Kurvaziyer ve Ro-Ro fırsatı
İDO’nun sahip olduğu mühendislik altyapısının şirketin denizcilik alanında farklı hizmetlere yönelmesine izin verdiğini kaydeden Paksoy, şöyle konuştu: “İDO yatırımcısına denizin hatta nehir taşımacılığı düşünüldüğünde suyun olduğu her yerde, ulusal ve uluslararası bir pazar sunuyor. Ancak İDO’nun bir diğer önemli özelliği de İDO ile kurvaziyer turizminden Ro-Ro taşımacılığına kadar çok farklı alanlarda da faaliyete başlanabilir. Bizim çalışmalarını yürüttüğümüz bir Ro-Ro taşımacılığı projemiz var. Yeni sahipleri istediği anda uygulamaya konabilir.”
Türkiye’nin büyük holdingleri dahil çok sayıda talibi var
DÜNYADA kuzey Avrupa ve Kuzey Amerika ülkelerinde en büyük denizcilik şirketlerinin yer aldığını kaydeden Ahmet Paksoy, şunları söyledi: “Bütün bu büyük şirketler İDO’yla ilgileniyor. Sadece bu bölgeden değil ilgi her yerden geliyor. Körfez bölgesindeki bazı şirketlerin ilgilerini biliyoruz. Türkiye’den büyük holdingler dahil bütün büyük denizcilik şirketleri İDO’yla ilgililer. Ancak bu noktada taliplerin kimliğini gizli tutmak gerekiyor.”

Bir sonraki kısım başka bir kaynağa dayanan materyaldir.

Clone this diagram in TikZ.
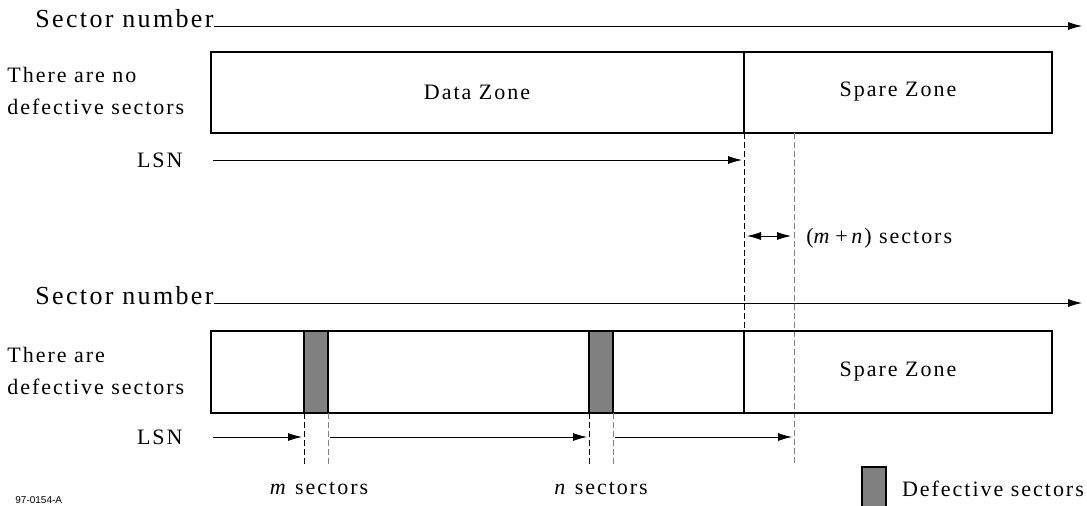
\documentclass[tikz,border=0pt]{standalone}
\usepackage{fontspec}
\setmainfont{Liberation Serif}[LetterSpace=9]
\newfontfamily\tinysans{Liberation Sans}
\usetikzlibrary{arrows.meta}

\tikzset{
  zone/.style={draw,line width=0.8pt},
  defect/.style={draw,line width=0.8pt,fill=gray},
  guide/.style={dash pattern=on 3pt off 1.5pt,line width=0.5pt},
  headtxt/.style={anchor=base west,inner sep=0pt,font=\fontsize{13}{15}\selectfont},
}

\begin{document}
\begin{tikzpicture}[>={Latex[length=7pt,width=4pt]},x=0.5pt,y=-0.5pt,font=\fontsize{11}{16}\selectfont]
\useasboundingbox (0,0) rectangle (1087,506);

% no defects
\node[headtxt] (sn1) at (35,28) {Sector number};
\coordinate (sn1end) at (1082,26);
\draw[->] (sn1.east |- sn1end) -- (sn1end);
\node[anchor=west,align=left,inner sep=0pt] (case1) at (7,91) {There are no\\defective sectors};
\draw[zone] (211,52) rectangle (1052,133);
\draw[zone] (744,52) -- (744,133);
\node (data1) at (477,92) {Data Zone};
\node (spare1) at (898,92) {Spare Zone};
\node[anchor=east,inner sep=0pt] (lsn1) at (183,160) {LSN};
\coordinate (l1a) at (213,160);
\coordinate (l1b) at (742,160);
\draw[->] (l1a) -- (l1b);

\coordinate (d1top) at (744,133);
\coordinate (d1bot) at (744,331);
\coordinate (d2top) at (794,133);
\coordinate (d2bot) at (794,465);
\draw[guide] (d1top) -- (d1bot);
\draw[guide,gray] (d2top) -- (d2bot);
\coordinate (w1) at (747,236);
\coordinate (w2) at (791,236);
\draw[<->] (w1) -- (w2);
\node[anchor=west,inner sep=0pt] (mn) at (806,238) {(\textit{m}\,+\,\textit{n}) sectors};

% with defects
\node[headtxt] (sn2) at (35,305) {Sector number};
\coordinate (sn2end) at (1082,303);
\draw[->] (sn2.east |- sn2end) -- (sn2end);
\node[anchor=west,align=left,inner sep=0pt] (case2) at (7,371) {There are\\defective sectors};
\draw[zone] (211,331) rectangle (1052,413);
\draw[zone] (744,331) -- (744,413);
\draw[defect] (304,331) rectangle (328,413);
\draw[defect] (589,331) rectangle (613,413);
\node (spare2) at (898,372) {Spare Zone};
\node[anchor=east,inner sep=0pt] (lsn2) at (183,437) {LSN};
\coordinate (l2a) at (213,437);
\coordinate (l2b) at (302,437);
\coordinate (l2c) at (330,437);
\coordinate (l2d) at (587,437);
\coordinate (l2e) at (615,437);
\coordinate (l2f) at (792,437);
\draw[->] (l2a) -- (l2b);
\draw[->] (l2c) -- (l2d);
\draw[->] (l2e) -- (l2f);

\foreach \x/\c in {304/black,328/gray,589/black,613/gray}
  \draw[guide,\c] (\x,413) -- (\x,465);
\node (msec) at (319,488) {\textit{m} sectors};
\node (nsec) at (601,488) {\textit{n} sectors};

% legend
\draw[defect] (862,467) rectangle (886,515);
\node[anchor=west] (legend) at (895,489) {Defective sectors};
\node[anchor=north west,inner sep=0pt,font=\tinysans\fontsize{5}{6}\selectfont] (tag) at (15,496) {97-0154-A};
\end{tikzpicture}
\end{document}
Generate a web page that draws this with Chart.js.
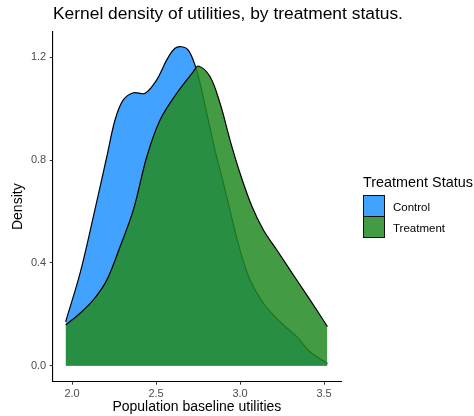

Yüzde 51 pay Türkler’in olacak
TÜRKİYE’deki olumlu ekonomik gelişmelerin İDO’nun özelleştirilmesi sürecine de olumlu katkı sağladığını söyleyen Ahmet Paksoy, “Dünyanın sayılı büyük fon şirketleri ilgi gösteriyor. Türkiye’de büyük potansiyele sahip bir şirkete yatırım yapmak istiyorlar. Talipler arasında bir konsorsiyum öne çıkıyor. Çünkü Kabotaj Kanunu gereği şirketin yüzde 51’nin Türk olması zorunluluğu var” dedi.
Sadece taşımacılık değil mühendislik şirketiyiz
“İDO sadece bir taşımacılık şirketi değil aynı zamanda bir mühendislik şirketidir” diyen Ahmet Paksoy, şimdi şehir hatları işletmesine devredilmiş olsa da deniz taksi projesinin dünyada örneği olmayan inovatif bir iş olduğunu söyledi. Şehir hatları için yeni yapılacak vapurları halk oylaması ile seçtiklerini kaydeden Paksoy, şöyle konuştu: “Harem Sirkeci arasında yeni arabalı vapur dizayn ettiklerini, yeni Haliç gemileri dizayn edip İstanbul’la buluşturduk. Yeni hatlar açtık, İstanbul-Bursa’yı yakınlaştırdık. 6-7 yılda 7 farklı proje ürettik. Deniz Taksi karadaki taksi mantığı ile geliştirilmiş ve dünyada bir örneği olmayan bir proje. Projeyi başından sonuna kadar tamamladık ve şehir hatlarına devrettik.”